Royal Wedding (1951)
7/10
Predictable stuff, great highlights
15 April 2012
In the decade following his triumphal comeback in 1948's Easter Parade, Fred Astaire played a succession of slight variations on essentially the same character: a lifelong bachelor and a successful Broadway hoofer putting on a show, who finds time for romance with a woman half his age. Here, he and Jane Powell play a brother-sister song and dance act who separately find romance while on tour in London. The parallel romantic story lines are pretty tame and familiar stuff, and anyway, this sort of movie flies or fails on its musical numbers and this movie has a few famous ones. Fred does an elaborate dance number using a hat rack for a partner when his sister fails to show up for a shipboard rehearsal; the two dance on a rocking ship to comedic effect in a parallel to an actual event in Astaire's life; and Astaire dances on the walls and ceiling of his hotel room in the most famous number in the movie. The latter was a technical marvel at the time, requiring the cameras and crew to be bolted to a rotating frame which moved with the room as it rotated, giving the illusion that the room and camera were standing still on the ground as Astaire went up the walls and across the ceiling!
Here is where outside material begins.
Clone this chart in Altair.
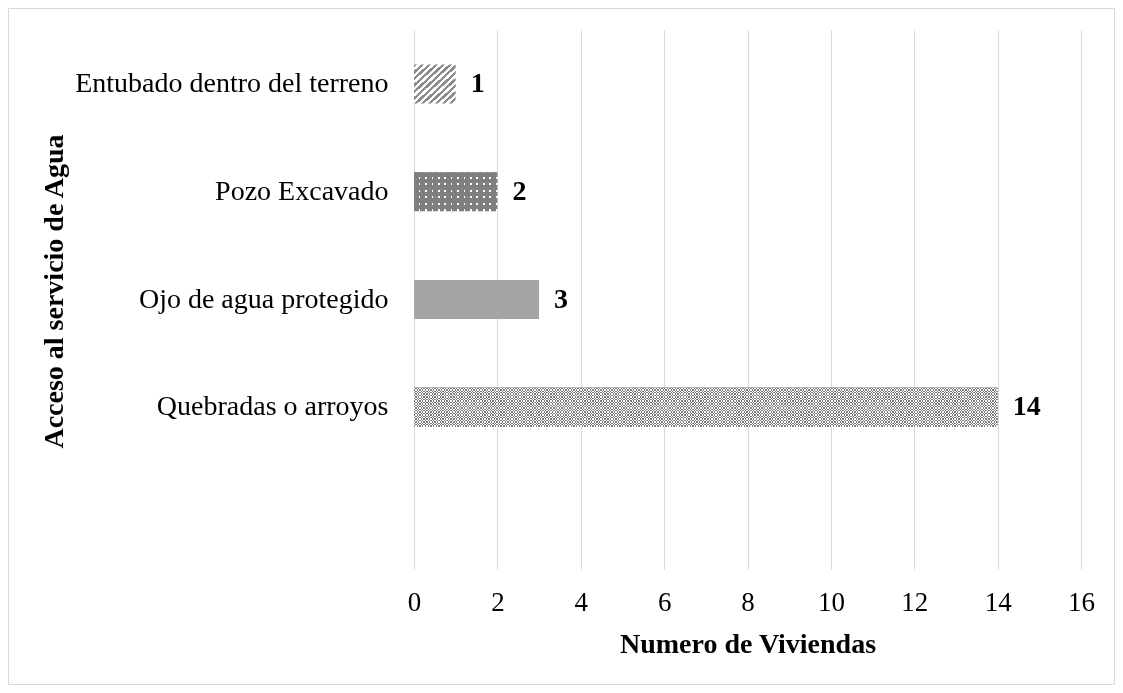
import altair as alt
import pandas as pd

# ---- data ----
categories = ["Entubado dentro del terreno", "Pozo Excavado\u00a0",
              "Ojo de agua protegido", "Quebradas o arroyos"]
values = [1, 2, 3, 14]
y_domain = categories + [""]          # empty fifth slot as in the original
x_ticks = [0, 2, 4, 6, 8, 10, 12, 14, 16]

df = pd.DataFrame({"acceso": categories, "viviendas": values})

FONT = "Liberation Serif"
GRID = "#d9d9d9"


# ---- fill textures (style only) built as hard-stop gradients ----
def stripes(n, c1, c2, x2, y2, frac=0.5):
    stops = []
    for i in range(n):
        a, b, c = i / n, (i + frac) / n, (i + 1) / n
        stops += [{"offset": a, "color": c1}, {"offset": b, "color": c1},
                  {"offset": b, "color": c2}, {"offset": c, "color": c2}]
    return {"gradient": "linear", "stops": stops,
            "x1": 0, "y1": 0, "x2": x2, "y2": y2}


hatch = stripes(12, "#8c8c8c", "#ffffff", 1, 1)
dot_rows = stripes(6, "#7f7f7f", "#ffffff", 0, 1, frac=0.72)
dot_cols = stripes(13, "#7f7f7f", "rgba(127,127,127,0)", 1, 0, frac=0.74)
chk_rows = stripes(14, "#000000", "#ffffff", 0, 1)
chk_cols = stripes(216, "#ffffff", "#000000", 1, 0)

y_enc = alt.Y(
    "acceso:N",
    scale=alt.Scale(domain=y_domain, paddingInner=0.638, paddingOuter=0.319),
    axis=alt.Axis(
        title="Acceso al servicio de Agua",
        titleFont=FONT, titleFontSize=28, titleFontWeight="bold", titleColor="black",
        titleAngle=270, titleAlign="center", titleBaseline="alphabetic",
        titleX=-352, titleY=261,
        labelFont=FONT, labelFontSize=28, labelColor="black", labelPadding=26,
        labelBaseline="middle", labelLimit=600,
        ticks=False, tickSize=0, domain=False, grid=False,
    ),
)
x_enc = alt.X(
    "viviendas:Q",
    scale=alt.Scale(domain=[0, 16], nice=False),
    axis=alt.Axis(
        values=x_ticks, title="Numero de Viviendas",
        titleFont=FONT, titleFontSize=28, titleFontWeight="bold", titleColor="black",
        titleBaseline="alphabetic", titleY=83,
        labelFont=FONT, labelFontSize=27, labelColor="black",
        labelBaseline="alphabetic", labelPadding=41, labelFlush=False,
        ticks=False, tickSize=0, domain=False,
        grid=True, gridColor=GRID, gridWidth=1,
    ),
)

base = alt.Chart(df).encode(x=x_enc, y=y_enc)


def only(i):
    return base.transform_filter(alt.datum.acceso == categories[i])


border = alt.Chart(pd.DataFrame({"a": [0]})).mark_rect(
    fillOpacity=0, stroke=GRID, strokeWidth=1
).encode(x=alt.value(-405.5), x2=alt.value(700.5),
         y=alt.value(-21.5), y2=alt.value(654.5))

bar_hatch = only(0).mark_bar(fill=hatch)
bar_dots_a = only(1).mark_bar(fill=dot_rows)
bar_dots_b = only(1).mark_bar(fill=dot_cols)
bar_solid = only(2).mark_bar(fill="#a5a5a5")
bar_chk_a = only(3).mark_bar(fill=chk_rows)
bar_chk_b = only(3).mark_bar(fill=chk_cols, blend="difference")
bar_chk_c = only(3).mark_bar(fill="#ffffff", opacity=0.48)

labels = base.mark_text(
    align="left", baseline="middle", dx=15,
    font=FONT, fontSize=28, fontWeight="bold", color="black"
).encode(text="viviendas:Q")

chart = alt.layer(
    border, bar_hatch, bar_dots_a, bar_dots_b, bar_solid,
    bar_chk_a, bar_chk_b, bar_chk_c, labels
).properties(
    width=667, height=539,
    padding={"left": 406, "top": 22, "right": 34, "bottom": 116},
    autosize=alt.AutoSizeParams(type="none"),
    background="white",
).configure_view(strokeWidth=0)

chart.save("out.html", embed_options={"renderer": "svg", "actions": False})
A few of the stage numbers are pretty good, too, although the film loses momentum when the dancing stops. Jane Powell holds her own alongside Astaire in their numbers together, although be warned: her song numbers come from the Jeanette MacDonald school of film vocals and can leave your ears ringing from their shrillness. Enjoy the production numbers and don't expect much in between and you will not be disappointed.